那次在党校还“rua”了其他几本书,都是另类思想资源。记得特别喜欢的一本书是宁嘉风译熊彼特著《从马克思到凯恩斯十大经济学家》,商务印书馆出版,扉页印有“内部读物”字样。我在这本书中第一次看到对马克思之后的经济学大家的思想风范细致真切的描述。在整个淮阴地区,恐怕仅在党校“内部资料”处,方得有此等藏书。但是,那时候,哪有人读这种书呢?熊彼特是是经济学中重要的奥地利学派的重要人物,后来长期在哈佛大学任教。顾准曾在重压之下翻译熊彼特名著《资本主义、社会主义和民主主义》。资本主义的“创造性毁灭的过程”一说,就是在那本著作中提出的。

我们在农场开展马列活动时,已经有前几年读书的基础。“打着红旗反红旗”的意识,隐然埋在心底。小知青中悟性高的,私下里对我们说,“你们老知青说的马列,跟报上说的不一样”。我们听了心中暗喜——这岂不是总结了我们在农场学马列活动的最大收获。是的,我们对当时高调宣传的“革命”、“阶级斗争”、“路线斗争”已经持异见,还曾经写辨析批判文章,在知青朋友中传阅。能有这样的成果,“rua”书功不可没。一年后,“四五”运动爆发,广场上的一些大字报、对联、诗歌,在我们看来,强烈反映了具有共同思想经历的知青一代人的见识和倾向。特别是“欲悲闻鬼叫,我哭豺狼笑,洒泪祭雄杰,扬眉剑出鞘”的呐喊,我们远在乡下,与他们心气相通。“四五”运动后,知青农场是公社排查政治谣言的重点单位,大家心照不宣,糊弄过去。又以农忙为理由,不顾公社多次督促,没有召开一次批邓会议。
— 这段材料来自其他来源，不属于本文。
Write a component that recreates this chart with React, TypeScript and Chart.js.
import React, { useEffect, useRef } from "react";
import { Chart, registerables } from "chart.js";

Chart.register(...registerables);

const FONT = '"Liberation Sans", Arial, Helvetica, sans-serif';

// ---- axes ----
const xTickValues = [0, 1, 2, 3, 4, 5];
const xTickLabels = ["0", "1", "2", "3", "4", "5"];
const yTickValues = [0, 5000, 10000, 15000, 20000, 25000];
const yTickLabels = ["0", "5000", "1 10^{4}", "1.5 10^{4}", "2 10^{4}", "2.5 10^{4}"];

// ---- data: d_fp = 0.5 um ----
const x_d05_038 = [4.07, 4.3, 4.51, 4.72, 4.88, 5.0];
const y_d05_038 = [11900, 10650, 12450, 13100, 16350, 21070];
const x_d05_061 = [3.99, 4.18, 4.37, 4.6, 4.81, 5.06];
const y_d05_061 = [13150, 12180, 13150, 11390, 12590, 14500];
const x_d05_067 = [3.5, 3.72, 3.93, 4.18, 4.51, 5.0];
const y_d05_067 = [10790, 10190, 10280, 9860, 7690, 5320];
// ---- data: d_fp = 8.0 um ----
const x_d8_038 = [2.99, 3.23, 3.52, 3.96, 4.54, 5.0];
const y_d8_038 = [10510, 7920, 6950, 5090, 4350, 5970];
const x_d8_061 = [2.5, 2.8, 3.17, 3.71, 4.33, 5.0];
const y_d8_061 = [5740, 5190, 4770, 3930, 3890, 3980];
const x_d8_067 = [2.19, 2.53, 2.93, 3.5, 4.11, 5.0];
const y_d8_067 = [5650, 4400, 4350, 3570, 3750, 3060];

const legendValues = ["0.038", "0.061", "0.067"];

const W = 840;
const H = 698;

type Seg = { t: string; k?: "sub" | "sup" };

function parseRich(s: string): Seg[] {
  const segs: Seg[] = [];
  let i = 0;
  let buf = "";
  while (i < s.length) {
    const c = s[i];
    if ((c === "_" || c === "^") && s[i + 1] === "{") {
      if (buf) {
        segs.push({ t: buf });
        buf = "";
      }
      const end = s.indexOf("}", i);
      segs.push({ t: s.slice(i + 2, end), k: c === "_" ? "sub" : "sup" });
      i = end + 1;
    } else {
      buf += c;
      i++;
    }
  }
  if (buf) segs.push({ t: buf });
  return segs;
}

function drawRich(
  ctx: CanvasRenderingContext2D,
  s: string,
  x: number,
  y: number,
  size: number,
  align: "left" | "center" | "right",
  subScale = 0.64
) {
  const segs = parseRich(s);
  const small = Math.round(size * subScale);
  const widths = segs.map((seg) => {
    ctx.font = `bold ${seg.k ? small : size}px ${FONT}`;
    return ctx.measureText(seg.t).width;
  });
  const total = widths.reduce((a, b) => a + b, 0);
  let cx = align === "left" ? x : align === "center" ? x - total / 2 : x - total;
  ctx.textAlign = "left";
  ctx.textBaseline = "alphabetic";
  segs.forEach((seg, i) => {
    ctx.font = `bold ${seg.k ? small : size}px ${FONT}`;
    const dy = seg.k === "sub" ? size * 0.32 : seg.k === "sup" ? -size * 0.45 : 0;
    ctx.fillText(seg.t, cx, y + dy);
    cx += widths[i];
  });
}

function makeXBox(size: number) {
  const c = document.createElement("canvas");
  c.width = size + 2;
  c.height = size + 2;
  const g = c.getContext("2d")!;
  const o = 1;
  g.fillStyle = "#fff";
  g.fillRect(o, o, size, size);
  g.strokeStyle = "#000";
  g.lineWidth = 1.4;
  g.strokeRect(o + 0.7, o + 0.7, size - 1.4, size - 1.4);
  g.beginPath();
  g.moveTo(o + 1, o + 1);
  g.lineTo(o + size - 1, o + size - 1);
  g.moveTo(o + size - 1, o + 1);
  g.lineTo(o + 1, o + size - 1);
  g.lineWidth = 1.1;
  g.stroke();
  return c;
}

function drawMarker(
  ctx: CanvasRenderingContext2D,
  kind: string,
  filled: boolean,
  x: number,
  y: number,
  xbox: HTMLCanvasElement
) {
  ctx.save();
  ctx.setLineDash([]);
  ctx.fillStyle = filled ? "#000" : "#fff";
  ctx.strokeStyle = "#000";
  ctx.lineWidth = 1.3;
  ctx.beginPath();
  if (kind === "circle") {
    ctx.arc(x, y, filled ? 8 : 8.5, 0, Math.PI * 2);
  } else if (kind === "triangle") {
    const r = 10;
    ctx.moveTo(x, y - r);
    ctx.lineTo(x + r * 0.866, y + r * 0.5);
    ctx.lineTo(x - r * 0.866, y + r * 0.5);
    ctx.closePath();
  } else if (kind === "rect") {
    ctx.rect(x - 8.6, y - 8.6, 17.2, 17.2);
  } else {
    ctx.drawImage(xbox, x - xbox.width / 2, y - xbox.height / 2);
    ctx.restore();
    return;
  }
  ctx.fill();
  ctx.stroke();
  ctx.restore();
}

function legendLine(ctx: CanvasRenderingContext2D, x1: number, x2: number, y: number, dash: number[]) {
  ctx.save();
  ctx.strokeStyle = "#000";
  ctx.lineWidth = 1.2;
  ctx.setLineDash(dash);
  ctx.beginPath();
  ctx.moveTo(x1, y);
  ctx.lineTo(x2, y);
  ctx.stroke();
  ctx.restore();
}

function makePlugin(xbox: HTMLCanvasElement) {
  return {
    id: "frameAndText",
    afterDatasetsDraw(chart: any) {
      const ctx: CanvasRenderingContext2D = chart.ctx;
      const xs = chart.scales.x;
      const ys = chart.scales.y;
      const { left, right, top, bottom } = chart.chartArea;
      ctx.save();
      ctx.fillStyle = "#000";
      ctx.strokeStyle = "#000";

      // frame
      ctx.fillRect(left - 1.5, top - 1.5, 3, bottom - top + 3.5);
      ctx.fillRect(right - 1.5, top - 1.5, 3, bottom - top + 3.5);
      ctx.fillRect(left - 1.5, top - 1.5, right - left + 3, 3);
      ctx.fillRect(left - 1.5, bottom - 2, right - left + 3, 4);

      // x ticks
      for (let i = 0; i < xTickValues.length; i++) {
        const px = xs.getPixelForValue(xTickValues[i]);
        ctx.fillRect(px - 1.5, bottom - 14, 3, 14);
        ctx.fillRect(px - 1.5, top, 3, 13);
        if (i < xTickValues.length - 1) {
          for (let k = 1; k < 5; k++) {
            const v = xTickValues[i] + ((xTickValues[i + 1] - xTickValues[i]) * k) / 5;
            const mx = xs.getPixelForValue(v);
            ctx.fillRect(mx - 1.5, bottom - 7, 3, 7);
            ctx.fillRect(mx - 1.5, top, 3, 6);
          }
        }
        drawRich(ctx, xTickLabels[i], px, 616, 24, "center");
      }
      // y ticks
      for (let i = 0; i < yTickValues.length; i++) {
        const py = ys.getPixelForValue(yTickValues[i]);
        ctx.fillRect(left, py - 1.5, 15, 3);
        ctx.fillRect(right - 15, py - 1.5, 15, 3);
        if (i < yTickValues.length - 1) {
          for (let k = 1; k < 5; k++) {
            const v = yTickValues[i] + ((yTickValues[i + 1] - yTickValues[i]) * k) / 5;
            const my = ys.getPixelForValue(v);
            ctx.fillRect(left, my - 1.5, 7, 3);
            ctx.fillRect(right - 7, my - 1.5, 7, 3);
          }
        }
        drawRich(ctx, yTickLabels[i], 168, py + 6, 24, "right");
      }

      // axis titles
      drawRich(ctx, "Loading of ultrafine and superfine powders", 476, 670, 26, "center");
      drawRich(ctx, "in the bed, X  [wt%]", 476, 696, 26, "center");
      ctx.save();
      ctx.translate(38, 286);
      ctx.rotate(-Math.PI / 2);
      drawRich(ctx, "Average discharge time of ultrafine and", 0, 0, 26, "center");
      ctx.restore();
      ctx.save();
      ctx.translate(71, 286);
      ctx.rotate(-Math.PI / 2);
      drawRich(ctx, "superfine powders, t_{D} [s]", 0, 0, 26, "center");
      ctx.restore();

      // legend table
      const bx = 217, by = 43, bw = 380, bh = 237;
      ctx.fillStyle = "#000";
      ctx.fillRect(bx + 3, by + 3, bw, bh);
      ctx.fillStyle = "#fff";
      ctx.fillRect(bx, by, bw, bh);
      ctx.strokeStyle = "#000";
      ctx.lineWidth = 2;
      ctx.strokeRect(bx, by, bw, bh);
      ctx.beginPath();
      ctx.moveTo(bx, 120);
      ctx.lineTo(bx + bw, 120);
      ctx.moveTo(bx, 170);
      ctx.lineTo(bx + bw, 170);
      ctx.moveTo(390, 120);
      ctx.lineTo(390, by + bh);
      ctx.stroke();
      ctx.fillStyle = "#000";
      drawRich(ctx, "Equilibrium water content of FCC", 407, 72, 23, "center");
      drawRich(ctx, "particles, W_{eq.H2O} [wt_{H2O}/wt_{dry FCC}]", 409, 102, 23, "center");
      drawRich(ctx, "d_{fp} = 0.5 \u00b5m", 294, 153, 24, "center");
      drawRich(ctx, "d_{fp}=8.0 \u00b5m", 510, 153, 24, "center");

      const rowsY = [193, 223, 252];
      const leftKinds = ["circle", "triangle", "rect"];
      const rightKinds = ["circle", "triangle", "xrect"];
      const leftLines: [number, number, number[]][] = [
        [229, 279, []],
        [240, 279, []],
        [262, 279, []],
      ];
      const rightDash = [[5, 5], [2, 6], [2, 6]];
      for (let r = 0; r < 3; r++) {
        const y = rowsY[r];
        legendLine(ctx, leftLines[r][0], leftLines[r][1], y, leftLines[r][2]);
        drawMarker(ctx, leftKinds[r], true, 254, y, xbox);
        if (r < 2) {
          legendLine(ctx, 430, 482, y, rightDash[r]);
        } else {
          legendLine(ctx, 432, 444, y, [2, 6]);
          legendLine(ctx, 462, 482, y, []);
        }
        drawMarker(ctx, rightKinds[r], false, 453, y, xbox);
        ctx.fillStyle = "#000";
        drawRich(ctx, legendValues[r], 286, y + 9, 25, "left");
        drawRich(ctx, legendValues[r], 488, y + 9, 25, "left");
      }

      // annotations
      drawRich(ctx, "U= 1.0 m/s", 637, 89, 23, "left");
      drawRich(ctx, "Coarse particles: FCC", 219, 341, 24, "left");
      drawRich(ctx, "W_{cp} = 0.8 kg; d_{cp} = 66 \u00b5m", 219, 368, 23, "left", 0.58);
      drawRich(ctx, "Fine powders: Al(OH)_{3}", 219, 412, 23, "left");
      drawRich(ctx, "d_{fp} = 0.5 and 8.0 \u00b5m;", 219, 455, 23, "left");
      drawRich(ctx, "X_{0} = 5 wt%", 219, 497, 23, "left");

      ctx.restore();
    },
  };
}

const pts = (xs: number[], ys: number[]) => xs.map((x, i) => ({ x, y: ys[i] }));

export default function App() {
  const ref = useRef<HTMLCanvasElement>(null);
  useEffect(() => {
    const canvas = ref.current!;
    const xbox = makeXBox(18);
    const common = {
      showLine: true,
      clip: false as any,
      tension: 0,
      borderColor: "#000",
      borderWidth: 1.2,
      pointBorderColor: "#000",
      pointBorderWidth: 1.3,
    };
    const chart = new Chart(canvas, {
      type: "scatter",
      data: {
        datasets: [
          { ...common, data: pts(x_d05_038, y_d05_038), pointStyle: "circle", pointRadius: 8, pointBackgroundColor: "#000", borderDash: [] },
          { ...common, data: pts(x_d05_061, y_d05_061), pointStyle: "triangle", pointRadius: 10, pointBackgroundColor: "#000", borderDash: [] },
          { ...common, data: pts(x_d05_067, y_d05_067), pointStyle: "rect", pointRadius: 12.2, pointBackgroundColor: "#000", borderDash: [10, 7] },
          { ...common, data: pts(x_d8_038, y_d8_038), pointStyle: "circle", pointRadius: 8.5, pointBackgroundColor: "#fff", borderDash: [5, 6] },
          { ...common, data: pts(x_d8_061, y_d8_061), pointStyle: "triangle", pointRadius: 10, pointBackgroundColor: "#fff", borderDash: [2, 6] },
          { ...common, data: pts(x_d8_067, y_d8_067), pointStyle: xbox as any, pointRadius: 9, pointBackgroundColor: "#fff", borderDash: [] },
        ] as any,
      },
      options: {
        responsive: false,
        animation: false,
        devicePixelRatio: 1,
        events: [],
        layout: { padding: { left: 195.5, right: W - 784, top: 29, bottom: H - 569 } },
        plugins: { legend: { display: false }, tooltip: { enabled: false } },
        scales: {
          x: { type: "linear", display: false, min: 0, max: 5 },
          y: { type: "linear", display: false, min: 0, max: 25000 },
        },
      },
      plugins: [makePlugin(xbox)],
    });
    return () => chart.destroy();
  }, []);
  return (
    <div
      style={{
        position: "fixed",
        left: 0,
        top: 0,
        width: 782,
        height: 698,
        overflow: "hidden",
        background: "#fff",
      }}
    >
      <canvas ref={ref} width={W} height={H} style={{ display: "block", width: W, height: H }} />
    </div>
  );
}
后来,县里派三个干部来农场整顿,我们享有的一点自由自治渐渐被侵蚀掉了。说起来,那种状况能够维持一段时间,也几乎是个奇迹。好在时间不长四人帮倒台。老知青们,其中高二高三的已经二十八九岁了,得以逐步离开农村。恢复高考后,一些人抓住最后机会考进大学,成了77、78级大学生。这样就结束了“rua”书的历史。新的历程开始了,我们寻求更多思想资源,扩展对世界的认识,也投身到改革开放的事业中去。
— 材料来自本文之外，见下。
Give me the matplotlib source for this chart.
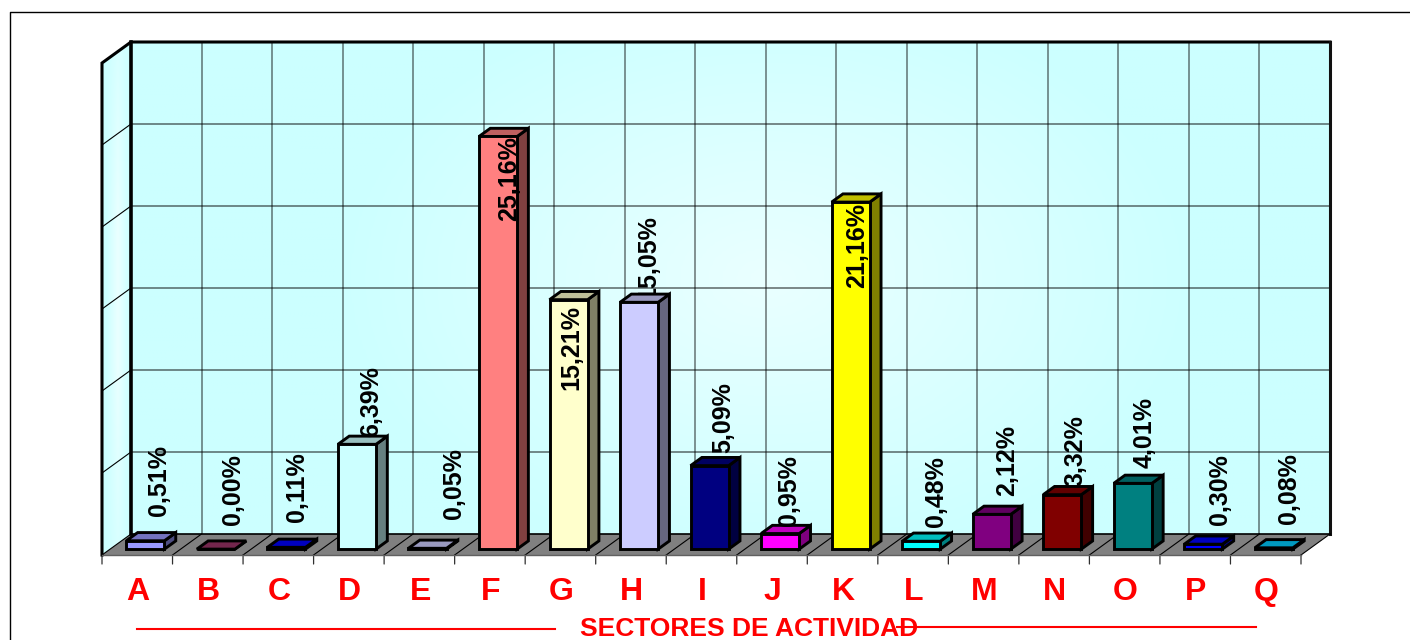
import numpy as np
from matplotlib import pyplot as plt
from matplotlib.colors import to_rgb, LinearSegmentedColormap
from matplotlib.lines import Line2D
from matplotlib.patches import Polygon
from matplotlib.transforms import Affine2D

plt.rcParams['font.family'] = ['Liberation Sans', 'DejaVu Sans']

# datos
sectores = ["A", "B", "C", "D", "E", "F", "G", "H", "I", "J", "K", "L", "M", "N", "O", "P", "Q"]
valores = [0.51, 0.00, 0.11, 6.39, 0.05, 25.16, 15.21, 15.05, 5.09, 0.95, 21.16, 0.48, 2.12, 3.32, 4.01, 0.30, 0.08]
colores = ["#9999FF", "#993366", "#0000FF", "#CCFFFF", "#CCCCFF", "#FF8080", "#FFFFCC", "#CCCCFF", "#000080",
           "#FF00FF", "#FFFF00", "#00FFFF", "#800080", "#800000", "#008080", "#0000FF", "#00CCFF"]

# posicion de cada etiqueta (pixeles de la imagen: centro x, base y)
etiqueta_x = [159, 233, 297, 371, 454, 509, 571, 648, 723, 789, 857, 936, 1007, 1075, 1145, 1220, 1289]
etiqueta_y = [516, 525, 522, 437, 519, 221, 390, 300, 453, 526, 288, 527, 496, 486, 468, 525, 524]

W, H = 1410, 640
L, R, T, B = 131, 1330, 42, 534   # pared del fondo en pixeles
YMAX = 30
fig = plt.figure(figsize=(W/100, H/100), dpi=100)
ax = fig.add_axes([L/W, 1-B/H, (R-L)/W, (B-T)/H])
ax.axis('off')
px = Affine2D().scale(1, -1).translate(0, H)  # coordenadas de imagen

N = len(sectores)
DX = 29/((R-L)/N)
DY = 21/((B-T)/YMAX)


def p3(x, y, d):
    # d=0 fondo, d=1 frente
    return (x-DX*d, y-DY*d)


def caja(i, v, color):
    x0, x1 = i+0.5-0.27, i+0.5+0.27
    d0, d1 = 0.33, 0.72
    rgb = np.array(to_rgb(color))
    frente = [p3(x0, 0, d1), p3(x1, 0, d1), p3(x1, v, d1), p3(x0, v, d1)]
    arriba = [p3(x0, v, d1), p3(x1, v, d1), p3(x1, v, d0), p3(x0, v, d0)]
    lado = [p3(x1, 0, d1), p3(x1, 0, d0), p3(x1, v, d0), p3(x1, v, d1)]
    for pts, f in [(lado, 0.5), (arriba, 0.75), (frente, 1.0)]:
        ax.add_patch(Polygon(pts, fc=rgb*f, ec='black', lw=2.1, joinstyle='miter', clip_on=False, zorder=5))


# gradientes de las paredes
cmap = LinearSegmentedColormap.from_list('pared', ["#CCFFFF", "#EAFFFF"])
xx, yy = np.meshgrid(np.linspace(0, 1, 300), np.linspace(0, 1, 200))
r = np.sqrt(((xx-0.53)/0.36)**2 + ((yy-0.52)/0.6)**2)
ax.imshow(np.clip(1-r, 0, 1), extent=[0, N, 0, YMAX], origin='lower', cmap=cmap, vmin=0, vmax=1,
          aspect='auto', zorder=0)
pared = [p3(0, 0, 0), p3(0, YMAX, 0), p3(0, YMAX, 1), p3(0, 0, 1)]
img = ax.imshow(np.clip(1-np.abs(xx-0.55)/0.4, 0, 1)*np.clip(1.2-np.abs(yy-0.5)*1.6, 0, 1),
                extent=[-DX, 0, -DY, YMAX], origin='lower', cmap=cmap, vmin=0, vmax=1, aspect='auto', zorder=0)
pared_patch = Polygon(pared, fc='none', ec='none', transform=ax.transData, clip_on=False)
ax.add_patch(pared_patch)
img.set_clip_box(fig.bbox)
img.set_clip_path(pared_patch)
ax.set_xlim(0, N)
ax.set_ylim(0, YMAX)

# suelo
ax.add_patch(Polygon([p3(0, 0, 0), p3(N, 0, 0), p3(N, 0, 1), p3(0, 0, 1)], fc='#808080', ec='none',
                     clip_on=False, zorder=1))

# rejilla
for v in range(5, YMAX, 5):
    ax.plot([0, N], [v, v], color='black', alpha=0.55, lw=1.2, zorder=2)
    a, b = p3(0, v, 0), p3(0, v, 1)
    ax.plot([a[0], b[0]], [a[1], b[1]], color='black', lw=0.8, zorder=2, clip_on=False)
for i in range(1, N):
    ax.plot([i, i], [0, YMAX], color='black', alpha=0.55, lw=1.1, zorder=2)
for i in range(N+1):
    a, b = p3(i, 0, 0), p3(i, 0, 1)
    ax.plot([a[0], b[0]], [a[1], b[1]], color='black', lw=0.8, zorder=2, clip_on=False)
    # marcas del eje
    ax.annotate('', xy=b, xytext=(0, -6.5), textcoords='offset points', annotation_clip=False,
                arrowprops=dict(arrowstyle='-', color='#303030', lw=0.9, shrinkA=0, shrinkB=0), zorder=2)

# bordes
a, b, c, d = p3(0, 0, 1), p3(0, YMAX, 1), p3(0, YMAX, 0), p3(N, YMAX, 0)
ax.plot([a[0], b[0], c[0], d[0]], [a[1], b[1], c[1], d[1]], color='black', lw=2.2, clip_on=False,
        zorder=3, solid_joinstyle='miter')
ax.plot([0, 0], [0, YMAX], color='black', lw=2.6, clip_on=False, zorder=3)
ax.plot([N, N], [0, YMAX], color='#101010', lw=2.2, clip_on=False, zorder=3)
ax.plot([0, N], [0, 0], color='black', lw=1.2, clip_on=False, zorder=3)
a, b = p3(0, 0, 1), p3(N, 0, 1)
ax.plot([a[0], b[0]], [a[1], b[1]], color='#606060', lw=1, clip_on=False, zorder=3)

# barras
for i, v in enumerate(valores):
    caja(i, v, colores[i])

# etiquetas de datos (la H queda detras de su barra)
for i, v in enumerate(valores):
    txt = "{:.2f}%".format(v).replace('.', ',')
    ax.text(etiqueta_x[i], etiqueta_y[i], txt, transform=px, rotation=90, ha='center', va='bottom',
            fontsize=18, fontweight='bold', color='black', zorder=4 if sectores[i] == 'H' else 6, clip_on=False)

# letras de los sectores
for i, s in enumerate(sectores):
    ax.annotate(s, xy=p3(i+0.5, 0, 1), xytext=(0.5, -26.5), textcoords='offset points', ha='center', va='center',
                fontsize=23, fontweight='bold', color='#FF0000', annotation_clip=False)

# titulo del eje con su linea
fig.add_artist(Line2D([137, 555], [628.5, 628.5], transform=px, color='#FF0000', lw=1.5))
fig.add_artist(Line2D([897, 1256], [627, 627], transform=px, color='#FF0000', lw=1.5))
fig.text(749, 629, "SECTORES DE ACTIVIDAD", transform=px, ha='center', va='center', fontsize=19,
         fontweight='bold', color='#FF0000')

# marco exterior
fig.add_artist(Line2D([10, 10, W], [H, 12, 12], transform=px, color='black', lw=1))

fig.savefig("out.png", dpi=100)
曾经看过一些北方知青的回忆文章,他们用“顺”字表达南京土话“rua”的意思——“把某某书‘顺’走了”。实际上,不分南北东西,很多知青普遍都有这种特殊的经历。其背景是史上空前的扫荡文明、禁锢知识的时代。那种经历中,“rua”书行径令人抱愧,精神追求令人赞叹。我们和农民一起经历了那贫困苦难的岁月,在最基层了解了中国社会。现实教育了我们,促使我们从学生时代的盲从迷信中觉醒。在这样的现实中,阅读那些来之不易的书籍提升了我们。知青生涯实在是五色斑斓,唯逆境中不坠之精神追求、逐步的觉醒过程最可怀念。